The Obama administration has said before that it wants to send astronauts to explore an asteroid by 2025 and to Mars by 2030.

Wednesday’s budget request would include another $20 billion to study near-Earth asteroids — doubling the current spending on that effort. The funding is aimed not only at finding a suitable asteroid to explore, but also at “protecting the planet,” Bolden said.

That concern got new attention after February, when a nearly 150-foot asteroid passed within 18,000 miles of Earth. That one was expected — but the same day, an unrelated, 45-foot space rock plunged into the atmosphere and exploded high over southwestern Russia, injuring an estimated 1,200 people.

White House science adviser John Holdren told a congressional committee in March that as few as 10% of asteroids more than 150 yards wide — which he called “potential city killers” — have been detected.

NASA’s budget request includes $822 million for the agency’s Commercial Crew Program, its push to resume U.S. space flights through private companies by 2017. Bolden called that the “bottom-line” figure, warning that any cuts would mean delays. NASA has already hired the unmanned SpaceX Dragon to deliver cargo to the International Space Station, though no commercial manned missions are currently under way.

While putting money into renewed human space flight efforts, the proposal cuts scientific research, particularly the study of the other planets in our solar system.

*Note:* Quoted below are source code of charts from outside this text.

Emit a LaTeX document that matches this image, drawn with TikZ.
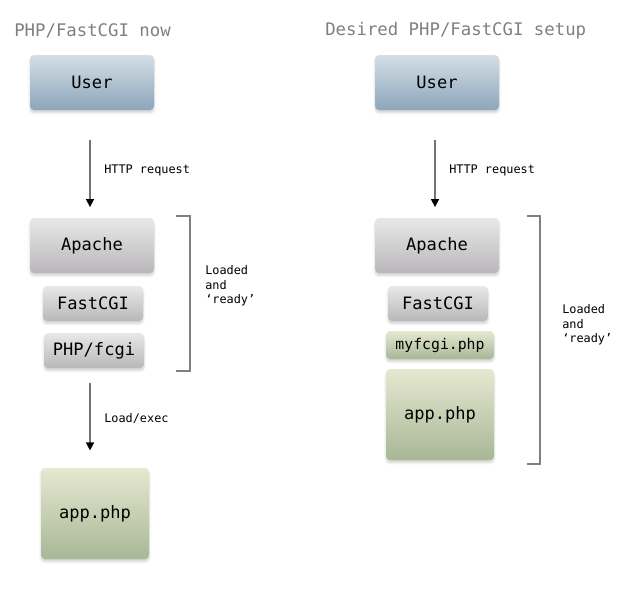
\documentclass[tikz,border=0pt]{standalone}
\usepackage{fontspec}
\setmonofont{DejaVu Sans Mono}
\usepackage{xcolor}
\usetikzlibrary{arrows.meta, shadows.blur}

\definecolor{usertop}{HTML}{D3DEE7}
\definecolor{userbot}{HTML}{8DA6BB}
\definecolor{graytop}{HTML}{E9E8E9}
\definecolor{graybot}{HTML}{B9B7B9}
\definecolor{greentop}{HTML}{E6E8D0}
\definecolor{greenbot}{HTML}{A8B796}
\definecolor{titlegray}{HTML}{808080}

\begin{document}
\begin{tikzpicture}[
    x=0.75pt, y=-0.75pt,
    box/.style={rectangle, rounded corners=3pt, inner sep=0pt, align=center,
        font=\ttfamily\fontsize{12.8}{15}\selectfont,
        blur shadow={shadow blur steps=6, shadow xshift=0pt, shadow yshift=-2pt, shadow opacity=18}},
    userbox/.style={box, top color=usertop, bottom color=userbot, minimum width=93pt, minimum height=41.25pt},
    srvbox/.style={box, top color=graytop, bottom color=graybot, minimum width=93pt, minimum height=41.25pt},
    modbox/.style={box, top color=graytop, bottom color=graybot, minimum width=75pt, minimum height=26.25pt},
    appbox/.style={box, top color=greentop, bottom color=greenbot, minimum width=81pt, minimum height=68.25pt},
    title/.style={anchor=west, inner sep=0pt, text=titlegray, font=\ttfamily\fontsize{13}{15}\selectfont},
    lbl/.style={anchor=west, inner sep=0pt, align=left, font=\ttfamily\fontsize{8.9}{10.9}\selectfont},
    flow/.style={draw=black!55, line width=1.2pt, -{Triangle[length=6pt, width=6pt, color=black]}},
    brace/.style={draw=black!50, line width=1.2pt},
]
\useasboundingbox (0,0) rectangle (628,590);

% Left: current setup
\node[title] (titleL) at (14,31) {PHP/FastCGI now};
\node[userbox] (userL) at (92,82.5) {User};
\node[srvbox] (apacheL) at (92,245.5) {Apache};
\node[modbox] (fcgiL) at (93,303.5) {FastCGI};
\node[modbox] (phpL) at (94,350.5) {PHP/fcgi};
\node[appbox] (appL) at (95,513.5) {app.php};

\draw[flow, shorten <=22pt, shorten >=8pt] ([xshift=-1.5pt]userL.south) -- ([xshift=-1.5pt]apacheL.north);
\node[lbl] (httpL) at (104,170) {HTTP request};
\draw[flow, shorten <=11pt, shorten >=13pt] ([xshift=-3pt]phpL.south) -- ([xshift=-3.75pt]appL.north);
\node[lbl] (execL) at (104,419) {Load/exec};

% bracket round the loaded parts
\draw[brace] (176,216) -- (190,216) -- (190,371) -- (176,371);
\node[lbl] (readyL) at (205,286) {Loaded\\and\\‘ready’};

% Right: desired setup
\node[title] (titleR) at (325,31) {Desired PHP/FastCGI setup};
\node[userbox] (userR) at (437,82.5) {User};
\node[srvbox] (apacheR) at (437,245.5) {Apache};
\node[modbox] (fcgiR) at (438,303.5) {FastCGI};
\node[box, top color=greentop, bottom color=greenbot, minimum width=81pt, minimum height=21pt,
    font=\ttfamily\fontsize{11.1}{13}\selectfont] (myfcgiR) at (440,345) {myfcgi.php};
\node[appbox] (appR) at (440,414.5) {app.php};

\draw[flow, shorten <=22pt, shorten >=8pt] ([xshift=-1.5pt]userR.south) -- ([xshift=-1.5pt]apacheR.north);
\node[lbl] (httpR) at (449,170) {HTTP request};

\draw[brace] (527,216) -- (540,216) -- (540,464) -- (527,464);
\node[lbl] (readyR) at (562,325) {Loaded\\and\\‘ready’};

\end{tikzpicture}
\end{document}
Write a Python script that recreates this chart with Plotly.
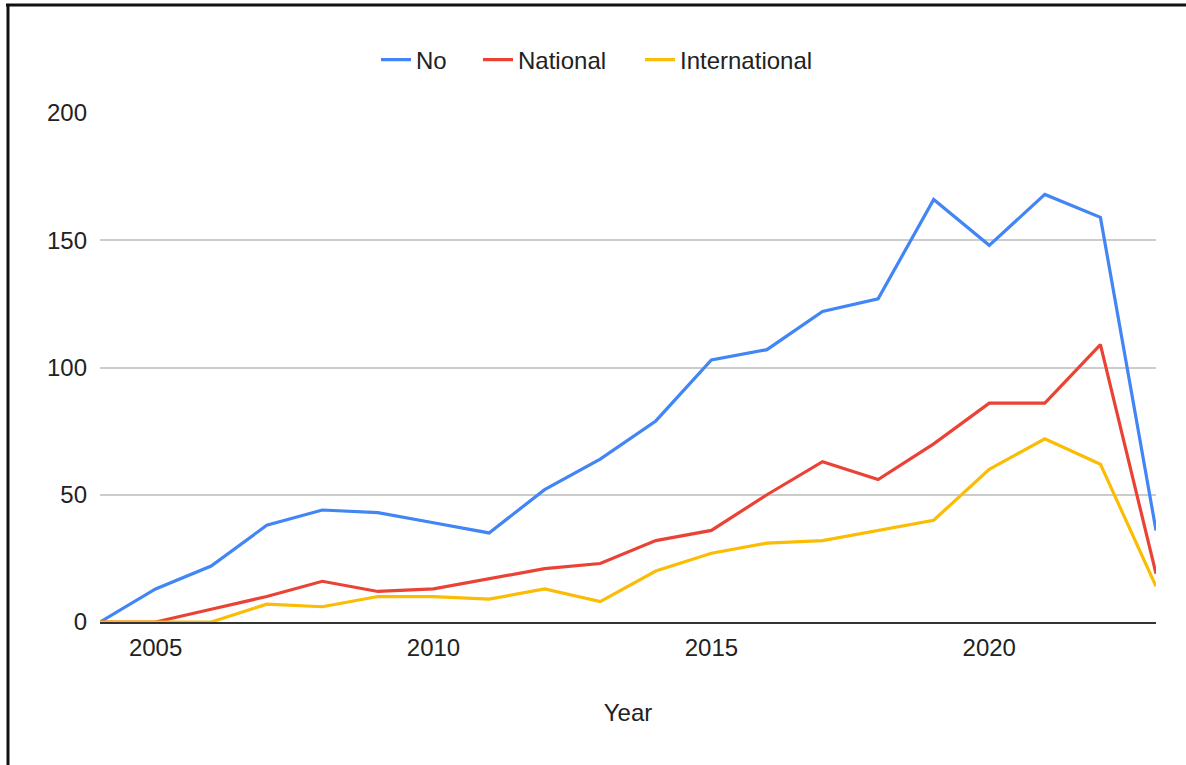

Planetary science takes a nearly $300 million hit compared to 2012, the last year detailed figures were available.

NASA officials defended the cut, saying major projects like the Mars rover Curiosity and the upcoming MAVEN probe to study the Martian upper atmosphere are already past their most expensive phases.

“But of course we’ll be ramping up again as we approach 2020 and the next Mars rover,” said Beth Robinson, the agency’s chief financial officer.

Bolden said NASA’s Mars research is the biggest part of the planetary science budget.